Keystone / Hugh Kinsella Cunningham
A Switzerland-based research team has developed a new method to track and analyse animal behaviour using Artificial Intelligence. The technology is currently being tested at the Zurich Zoo.
Can a machine sense when an animal is happy, curious, or afraid? Researchers studying animal behaviour typically rely on hours of video footage, meticulously observing and documenting animal movements and interactions. A team at the Federal Institute of Technology Zurich (ETH) and the University of Zurich have now come up with an automated way to analyse these recordings.

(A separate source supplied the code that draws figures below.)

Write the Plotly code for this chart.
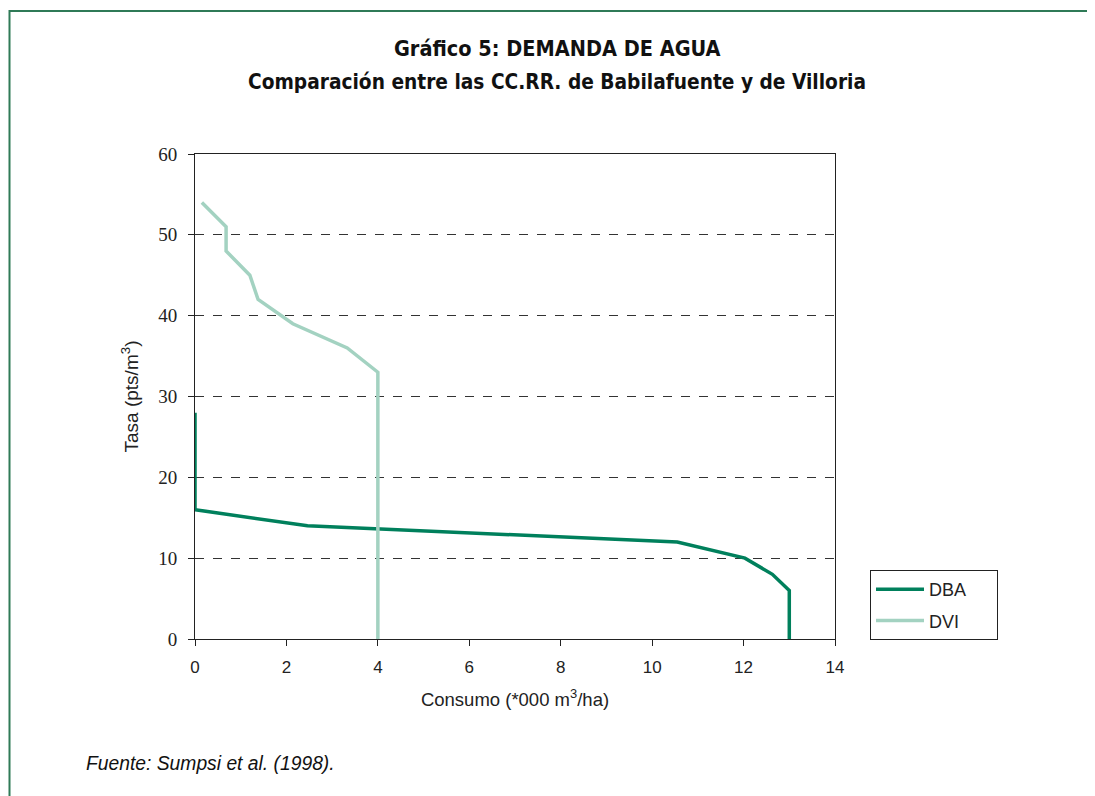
import plotly.graph_objects as go

# Data
dba_consumo = [0, 0, 2.46, 10.55, 12.03, 12.63, 13.0, 13.0]
dba_tasa = [28, 16, 14, 12, 10, 8, 6, 0]
dvi_consumo = [0.15, 0.68, 0.68, 1.2, 1.38, 2.14, 3.33, 4.0, 4.0]
dvi_tasa = [54, 51, 48, 45, 42, 39, 36, 33, 0]

x_ticks = [0, 2, 4, 6, 8, 10, 12, 14]
y_ticks = [0, 10, 20, 30, 40, 50, 60]

W, H = 1095, 796
OFF = 8  # page body margin
# target screen positions of plot area
SL, SR, ST, SB = 195, 835, 154, 639
L, R, T, B = SL - OFF, SR - OFF, ST - OFF, SB - OFF

fig = go.Figure()
fig.add_trace(go.Scatter(x=dba_consumo, y=dba_tasa, mode="lines",
                         name="DBA&nbsp;&nbsp;&nbsp;&nbsp;&nbsp;",
                         legendgroup="a",
                         line=dict(color="#00805c", width=3.5)))
fig.add_trace(go.Scatter(x=dvi_consumo, y=dvi_tasa, mode="lines", name="DVI",
                         legendgroup="b",
                         line=dict(color="#a3d2c1", width=3.5)))

def px_x(p):  # screen px -> paper
    return (p - SL) / (SR - SL)

def px_y(p):
    return (SB - p) / (SB - ST)

SANS = "Liberation Sans, Arial"
TITLE_FONT = "DejaVu Sans Condensed, Liberation Sans Narrow, Arial Narrow, Liberation Sans"

fig.update_layout(
    width=W, height=H,
    margin=dict(l=L, r=W - R, t=T, b=H - B),
    paper_bgcolor="white", plot_bgcolor="white",
    xaxis=dict(
        range=[0, 14], tickvals=x_ticks, ticktext=[str(v) for v in x_ticks],
        showgrid=False, zeroline=False,
        showline=True, linecolor="#222", linewidth=1, mirror=True,
        ticks="outside", ticklen=6, tickcolor="#222", ticklabelstandoff=7,
        tickfont=dict(family=SANS, size=17, color="#222"),
        title=dict(text="Consumo (*000 m<sup>3</sup>/ha)", standoff=16,
                   font=dict(family=SANS, size=18.5, color="#222")),
    ),
    yaxis=dict(
        range=[0, 60], tickvals=y_ticks, ticktext=[str(v) for v in y_ticks],
        showgrid=True, gridcolor="#333", griddash="dash", gridwidth=1,
        zeroline=False,
        showline=True, linecolor="#222", linewidth=1, mirror=True,
        ticks="outside", ticklen=6, tickcolor="#222", ticklabelstandoff=7,
        tickfont=dict(family="Liberation Serif, DejaVu Serif, serif", size=19, color="#222"),
        title=dict(text="Tasa (pts/m<sup>3</sup>)", standoff=14,
                   font=dict(family=SANS, size=19, color="#222")),
    ),
    legend=dict(
        x=px_x(870), y=px_y(570), xanchor="left", yanchor="top",
        bordercolor="#222", borderwidth=1, bgcolor="white",
        font=dict(family=SANS, size=18, color="#222"),
        itemwidth=48, tracegroupgap=5,
    ),
    showlegend=True,
)

# title lines
fig.add_annotation(text="<b>Gráfico 5: DEMANDA DE AGUA</b>", xref="paper", yref="paper",
                   x=px_x(557), y=px_y(48), xanchor="center", yanchor="middle", showarrow=False,
                   font=dict(family=TITLE_FONT, size=21.5, color="#111"))
fig.add_annotation(text="<b>Comparación entre las CC.RR. de Babilafuente y de Villoria</b>",
                   xref="paper", yref="paper",
                   x=px_x(557), y=px_y(82), xanchor="center", yanchor="middle", showarrow=False,
                   font=dict(family=TITLE_FONT, size=20.7, color="#111"))

# outer green frame
fig.add_shape(type="rect", xref="paper", yref="paper",
              x0=px_x(9.5), x1=px_x(1120), y0=px_y(830), y1=px_y(11),
              line=dict(color="#2f7a57", width=2), fillcolor="rgba(0,0,0,0)", layer="below")

fig.add_annotation(text="<i>Fuente: Sumpsi et al. (1998).</i>", xref="paper", yref="paper",
                   x=px_x(84), y=px_y(763), xanchor="left", yanchor="middle", showarrow=False,
                   font=dict(family=SANS, size=19.3, color="#111"))

fig.write_html("out.html")
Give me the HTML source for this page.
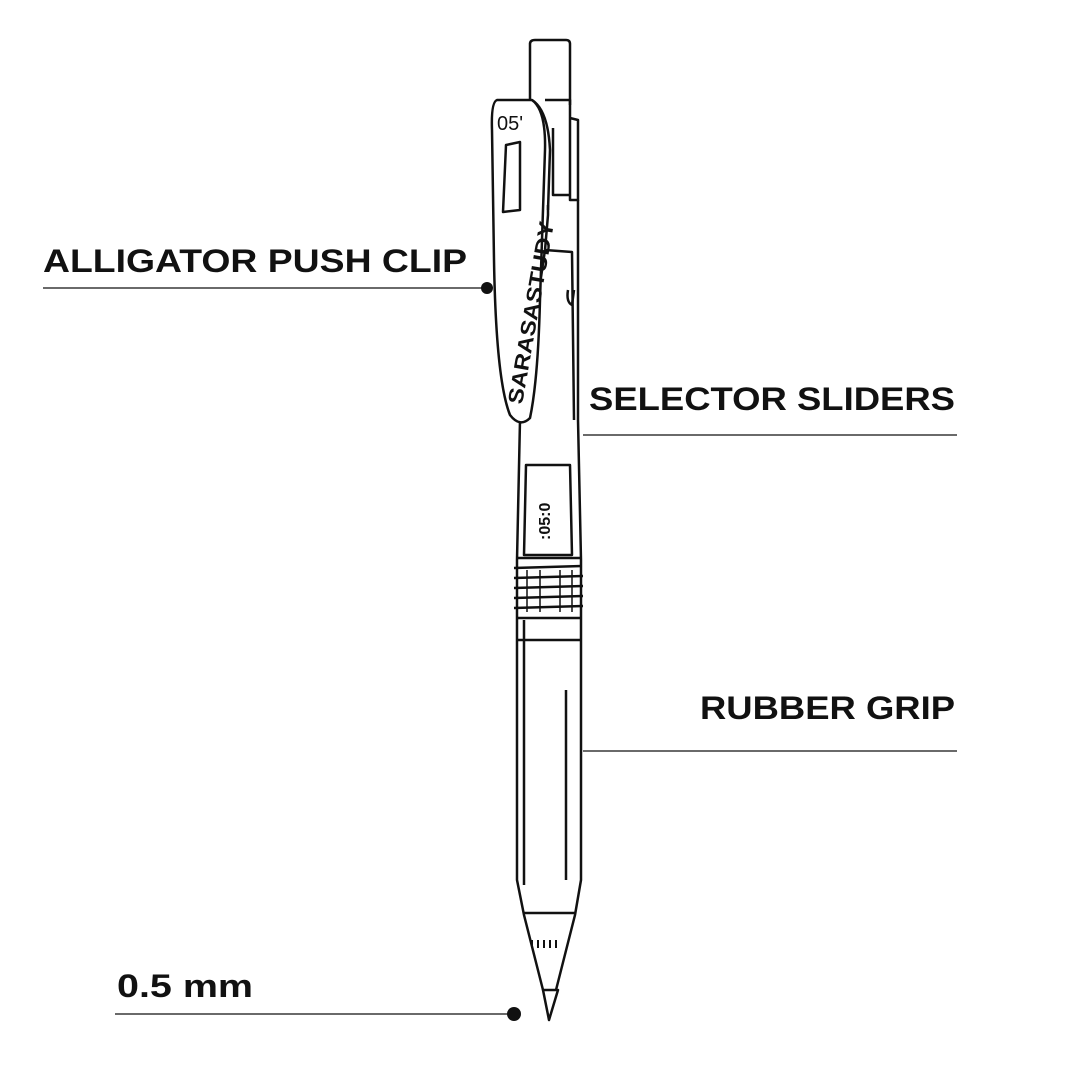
<!DOCTYPE html>
<html><head><style>html,body{margin:0;padding:0;background:#fff}svg{display:block}</style></head>
<body>
<svg width="1080" height="1080" viewBox="0 0 1080 1080" xmlns="http://www.w3.org/2000/svg">
<g font-family="Liberation Sans, sans-serif" font-weight="bold" font-size="32" fill="#111">
<text x="43" y="272" textLength="424" lengthAdjust="spacingAndGlyphs">ALLIGATOR PUSH CLIP</text>
<text x="589" y="410" textLength="366" lengthAdjust="spacingAndGlyphs">SELECTOR SLIDERS</text>
<text x="700" y="719" textLength="255" lengthAdjust="spacingAndGlyphs">RUBBER GRIP</text>
<text x="117" y="997" textLength="136" lengthAdjust="spacingAndGlyphs">0.5 mm</text>
</g>
<g stroke="#111" stroke-width="1.2">
<line x1="43" y1="288" x2="487" y2="288"/>
<line x1="583" y1="435" x2="957" y2="435"/>
<line x1="583" y1="751" x2="957" y2="751"/>
<line x1="115" y1="1014" x2="514" y2="1014"/>
</g>
<circle cx="487" cy="288" r="6" fill="#111"/>
<circle cx="514" cy="1014" r="7" fill="#111"/>
<g fill="none" stroke="#111" stroke-width="2.5" stroke-linejoin="round">
<path d="M530 105 L530 44 Q530 40 535 40 L566 40 Q570 40 570 44 L570 105"/>
<path d="M545 100 L570 100 L570 200 L578 200 L578 120 L570 118"/>
<path d="M553 128 L553 195 L570 195"/>
<path d="M548 205 L548 215 L545 250 L520 420 L517 560 L517 880 L524 915 L543 990"/>
<path d="M578 200 L578 420 L581 560 L581 880 L575 915 L556 990"/>
<path d="M545 250 L572 252 L574 420"/>
<path d="M568 290 Q566 302 572 305 L574 290"/>
<path d="M526 465 L570 465 L572 555 L524 555 Z"/>
<path d="M516 558 L582 558 M514 568 L582 566 M514 578 L583 576 M514 588 L583 586 M514 598 L583 596 M514 608 L583 606 M516 618 L582 618"/>
<path d="M527 570 L527 612 M540 570 L540 612 M560 570 L560 612 M572 570 L572 612" stroke-width="1.5"/>
<path d="M524 620 L524 885 M517 640 L581 640"/>
<path d="M566 690 L566 880"/>
<path d="M524 913 L576 913"/>
<path d="M532 940 L532 948 M538 940 L538 948 M544 940 L544 948 M550 940 L550 948 M556 940 L556 948" stroke-width="2"/>
<path d="M543 990 L558 990 L549 1020 Z"/>
<path d="M497 100 Q491 102 492 130 L494 260 Q496 380 510 415 Q520 428 530 418 Q538 380 540 300 L545 150 Q546 110 532 100 Z" fill="#fff"/>
<path d="M532 100 Q548 110 550 150 L548 210"/>
<path d="M506 145 L520 142 L520 210 L503 212 Z"/>
</g>
<text x="497" y="130" font-family="Liberation Sans, sans-serif" font-size="20" fill="#111">05'</text>
<text transform="translate(522,405) rotate(-80)" font-family="Liberation Sans, sans-serif" font-size="21" font-weight="bold" fill="#111" textLength="185" lengthAdjust="spacingAndGlyphs">SARASASTUDY</text>
<text transform="translate(550,540) rotate(-90)" font-family="Liberation Sans, sans-serif" font-size="16" font-weight="bold" fill="#111">:05:0</text>
</svg>
</body></html>
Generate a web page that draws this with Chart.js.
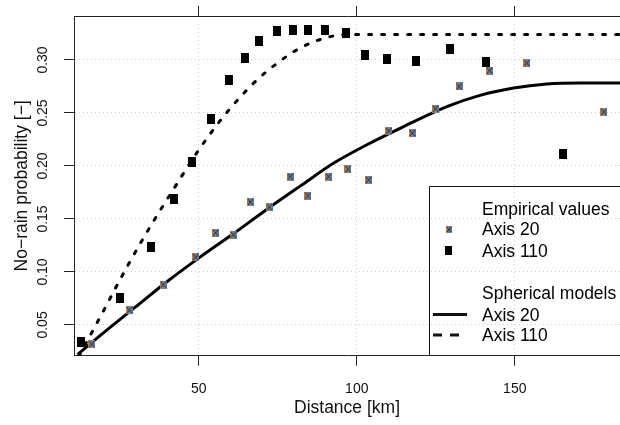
<!DOCTYPE html>
<html>
<head>
<meta charset="utf-8">
<script src="https://cdn.jsdelivr.net/npm/chart.js@4.4.1/dist/chart.umd.min.js"></script>
<style>
  html, body { margin: 0; padding: 0; background: #fff; overflow: hidden; }
  canvas { display: block; }
</style>
</head>
<body>
<canvas id="chart" width="620" height="425"></canvas>
<script>
// empirical values
const distAxis20 = [16.1, 28.0, 38.8, 49.0, 55.3, 60.9, 66.3, 72.3, 78.9, 84.5, 91.0, 97.2, 103.7, 110.1, 117.6, 124.9, 132.4, 142.0, 153.8, 178.2];
const probAxis20 = [0.032, 0.064, 0.088, 0.114, 0.137, 0.135, 0.166, 0.161, 0.190, 0.172, 0.190, 0.197, 0.187, 0.233, 0.231, 0.254, 0.275, 0.290, 0.297, 0.251];
const distAxis110 = [12.8, 25.0, 34.8, 42.0, 48.0, 53.7, 59.6, 64.7, 69.1, 74.7, 79.9, 84.5, 90.0, 96.5, 102.6, 109.5, 118.7, 129.5, 140.9, 165.4];
const probAxis110 = [0.034, 0.075, 0.124, 0.169, 0.204, 0.244, 0.281, 0.302, 0.318, 0.327, 0.328, 0.328, 0.328, 0.325, 0.305, 0.301, 0.299, 0.310, 0.298, 0.211];

// spherical model curves
const distModel20 = [11.6, 20, 30, 40, 50.4, 60.9, 71.5, 82.1, 92.6, 103.2, 113.7, 128.5, 139.0, 149.6, 160.1, 170.7, 184];
const probModel20 = [0.022, 0.043, 0.067, 0.091, 0.114, 0.136, 0.159, 0.181, 0.2025, 0.220, 0.2355, 0.256, 0.2666, 0.2735, 0.2773, 0.2782, 0.2782];
const distModel110 = [12, 15.6, 19.6, 23.5, 27.5, 31.7, 35.9, 42.6, 49.5, 56.7, 62.2, 68.0, 74.4, 81.3, 89.1, 96.8, 184];
const probModel110 = [0.020, 0.040, 0.062, 0.084, 0.106, 0.128, 0.149, 0.181, 0.213, 0.2425, 0.262, 0.280, 0.296, 0.310, 0.320, 0.324, 0.324];

const xTicks = [50, 100, 150];
const yTicks = [0.05, 0.10, 0.15, 0.20, 0.25, 0.30];

const FONT = "'Liberation Sans', Arial, Helvetica, sans-serif";

function pairs(xs, ys) {
    return xs.map((x, i) => ({x: x, y: ys[i]}));
}

function makeMarker(w, h, draw) {
    var c = document.createElement('canvas');
    c.width = w;
    c.height = h;
    draw(c.getContext('2d'), w, h);
    return c;
}

// square with a cross inside (R pch 7 look)
function crossBox(w, h) {
    return makeMarker(w, h, function(g) {
        g.fillStyle = '#7e8088';
        g.fillRect(0, 0, w, h);
        g.fillStyle = '#b87a3a';
        g.fillRect(0, 0, 1, h);
        g.fillStyle = '#4a78b0';
        g.fillRect(w - 1, 0, 1, h);
        g.strokeStyle = '#2a2a2a';
        g.lineWidth = 1;
        g.beginPath();
        g.moveTo(1, 1); g.lineTo(w - 1, h - 1);
        g.moveTo(w - 1, 1); g.lineTo(1, h - 1);
        g.stroke();
    });
}
function blackBox(w, h) {
    return makeMarker(w, h, function(g) {
        g.fillStyle = '#000';
        g.fillRect(0, 0, w, h);
    });
}

const legendPlugin = {
    id: 'rLegend',
    afterDraw(chart) {
        const a = chart.chartArea;
        const c = chart.ctx;
        const bx = a.left + 355.5, by = a.top + 170.5;
        c.save();
        c.strokeStyle = '#111';
        c.lineWidth = 1;
        c.beginPath();
        c.moveTo(bx, a.bottom);
        c.lineTo(bx, by);
        c.lineTo(chart.width + 2, by);
        c.stroke();

        c.fillStyle = '#000';
        c.font = '17.5px ' + FONT;
        c.textBaseline = 'alphabetic';
        const tx = bx + 52.5;
        c.fillText('Empirical values', tx, by + 28.5);
        c.fillText('Axis 20', tx, by + 48.5);
        c.fillText('Axis 110', tx, by + 70);
        c.fillText('Spherical models', tx, by + 112.5);
        c.fillText('Axis 20', tx, by + 134.5);
        c.fillText('Axis 110', tx, by + 154.5);

        const mx = bx + 19;
        const m1 = crossBox(6, 7);
        c.drawImage(m1, Math.round(mx - 3), Math.round(by + 42.5 - 3.5));
        const m2 = blackBox(7, 9);
        c.drawImage(m2, Math.round(mx - 3.5), Math.round(by + 64 - 4.5));

        c.lineWidth = 3;
        c.beginPath();
        c.moveTo(bx + 3.5, by + 128);
        c.lineTo(bx + 37.5, by + 128);
        c.stroke();
        c.setLineDash([9, 8]);
        c.beginPath();
        c.moveTo(bx + 3.5, by + 148.5);
        c.lineTo(bx + 37.5, by + 148.5);
        c.stroke();
        c.restore();
    }
};

const gridCommon = {
    color: '#cfcfcf',
    lineWidth: 1,
    tickColor: '#222',
    tickLength: 10,
    tickWidth: 1
};
const borderCommon = { color: '#222', width: 1, dash: [1, 3] };

// keep the plot box at a fixed place: no extra label padding
function noPad(s) {
    s.paddingLeft = 0;
    s.paddingRight = 0;
    s.paddingTop = 0;
    s.paddingBottom = 0;
}

var ctx = document.getElementById('chart').getContext('2d');
var myChart = new Chart(ctx, {
    type: 'scatter',
    data: {
        datasets: [{
            label: 'Axis 20',
            data: pairs(distAxis20, probAxis20),
            pointStyle: crossBox(7, 8),
            pointRadius: 4
        }, {
            label: 'Axis 110',
            data: pairs(distAxis110, probAxis110),
            pointStyle: blackBox(8, 10),
            pointRadius: 4
        }, {
            label: 'Spherical Axis 20',
            data: pairs(distModel20, probModel20),
            showLine: true,
            borderColor: '#000',
            borderWidth: 3,
            pointRadius: 0,
            cubicInterpolationMode: 'monotone'
        }, {
            label: 'Spherical Axis 110',
            data: pairs(distModel110, probModel110),
            showLine: true,
            borderColor: '#000',
            borderWidth: 3,
            borderDash: [3, 10],
            borderCapStyle: 'round',
            pointRadius: 0,
            cubicInterpolationMode: 'monotone'
        }]
    },
    options: {
        responsive: false,
        animation: false,
        layout: { padding: 0, autoPadding: false },
        plugins: {
            legend: { display: false },
            tooltip: { enabled: false }
        },
        scales: {
            x: {
                type: 'linear',
                position: 'bottom',
                min: 10.5,
                max: 183.3,
                bounds: 'data',
                afterBuildTicks: s => { s.ticks = xTicks.map(v => ({value: v})); },
                ticks: {
                    color: '#111',
                    font: { family: FONT, size: 14 },
                    padding: 15,
                    maxRotation: 0
                },
                grid: gridCommon,
                border: borderCommon,
                title: {
                    display: true,
                    text: 'Distance [km]',
                    color: '#111',
                    font: { family: FONT, size: 17.5 },
                    padding: { top: 0, bottom: 6 }
                },
                afterFit: s => { s.height = 69.3; noPad(s); }
            },
            x2: {
                type: 'linear',
                axis: 'x',
                position: 'top',
                min: 10.5,
                max: 183.3,
                bounds: 'data',
                afterBuildTicks: s => { s.ticks = xTicks.map(v => ({value: v})); },
                ticks: { display: false },
                grid: Object.assign({}, gridCommon, { drawOnChartArea: false }),
                border: { color: '#222', width: 1 },
                afterFit: s => { s.height = 16; noPad(s); }
            },
            y: {
                type: 'linear',
                min: 0.021,
                max: 0.3415,
                bounds: 'data',
                afterBuildTicks: s => { s.ticks = yTicks.map(v => ({value: v})); },
                ticks: {
                    color: '#111',
                    font: { family: FONT, size: 14 },
                    minRotation: 90,
                    maxRotation: 90,
                    crossAlign: 'center',
                    padding: 7,
                    callback: v => v.toFixed(2)
                },
                grid: gridCommon,
                border: borderCommon,
                title: {
                    display: true,
                    text: 'No\u2212rain probability [\u2212]',
                    color: '#111',
                    font: { family: FONT, size: 17.5 },
                    padding: { top: 12, bottom: 0 }
                },
                afterFit: s => { s.width = 74; noPad(s); }
            }
        }
    },
    plugins: [legendPlugin]
});
</script>
</body>
</html>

The image-analysis algorithm they developed uses computer vision and machine learning to distinguish individual animals and identify specific behaviours. This includes behaviours that signal curiosity, fear, or harmonious social interactions with other members of their species.
The algorithm is highly sensitive, enabling it to identify subtle behavioural changes that develop very gradually over long periods of time. “Those are the kinds of changes that are often tricky to spot with the human eye,” said Markus Marks, a postdoc researcher at ETH and lead author of a study applying the technology in primates and mice. The results of the study were published in Nature Machine IntelligenceExternal link in April.
The method is expected to cut down on the time spent watching video footage and make it easier to compare results because researchers using the algorithm would rely on the same standard. The researchers have made the algorithm available on a public platform so that other researchers can use it. It’s already being tested by the Zurich Zoo, which is using it for animal husbandry and behavioural research. Researchers are also using it to study chimpanzees in the wild in Uganda.
While there are other machine-learning algorithms to track animal behaviour, Marks says that this technology is unique in the way it captures “social behaviour in complex settings”. In addition to enhancing basic understanding of animal behaviour, the tool can help improve animal welfare by detecting abnormal behaviours early on that could be signs of disease onset or danger.